Rappelons que le chef de file des députés européens socialistes français, M. Bernard Poignant, est un grand défenseur de l’AGCS (il a même publié une brochure à ce propos) et du Traité constitutionnel.
Rappelons aussi que plusieurs députés européens, membres du PS et partisans de la Constitution européenne, ont émis un vote favorable à une résolution du Parlement européen, demandant à la Commission de présenter une proposition de directive libéralisant les services et considérant le principe du pays d’origine comme "essentiel à l’achèvement du marché intérieur, des biens et des services".
Cette résolution du Parlement est d’ailleurs explicitement citée dans l’exposé des motifs de la proposition de directive.
Rappelons aussi que la direction du PS, qui justifie son soutien à la Constitution européenne notamment par l’appui de tous les autres partis socialistes et par la nécessité de "ne pas être socialiste tout seul", passe sous silence l’appui, beaucoup plus cohérent, des amis "socialistes" allemands et des amis "socialistes" britanniques à la fois à la Constitution et à la proposition Bolkestein.


Des conséquences pour La Réunion

Dernièrement, deux importants marchés ont été annulés à La Réunion.
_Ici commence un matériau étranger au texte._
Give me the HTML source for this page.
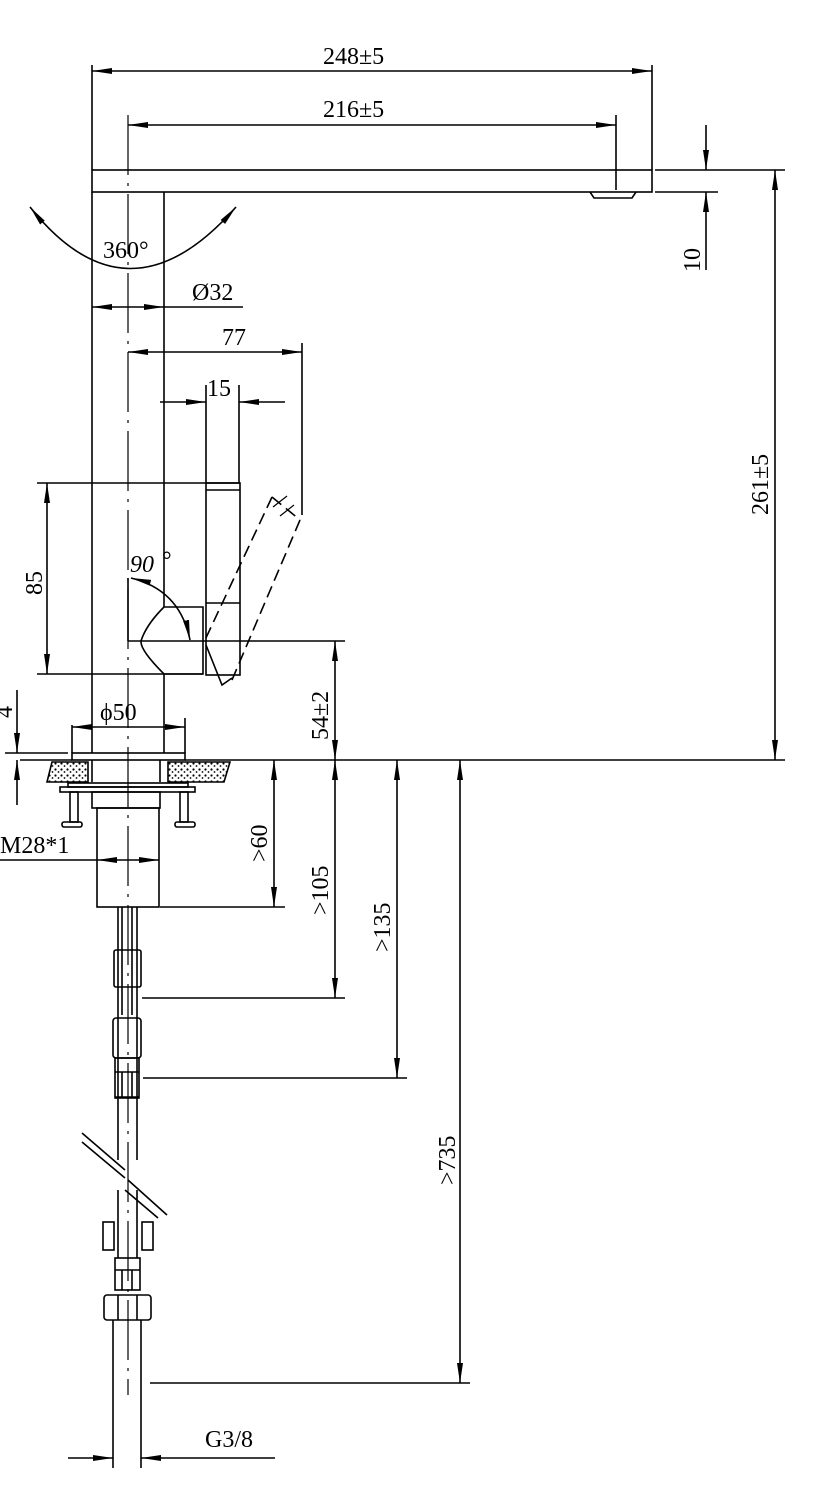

Celui de la construction d’un viaduc de la route des Tamarins et celui concernant l’extension du port-Est. Dans les deux cas, c’est le non-respect d’une réglementation émanant de Bruxelles et imposant l’ouverture de ces marchés à la concurrence non-seulement européenne, mais internationale qui a été à l’origine des annulations.
De plus en plus donc, les appels d’offres réunionnais devront être ouverts aux entreprises internationales. Ces dernières pourront obtenir les marchés en question. Elles pourront les réaliser en emmenant avec elles à La Réunion leurs travailleurs et, au nom de la directive Bolkestein, elles pourront appliquer à leurs travailleurs les normes de travail qui sont celles de leur pays d’origine.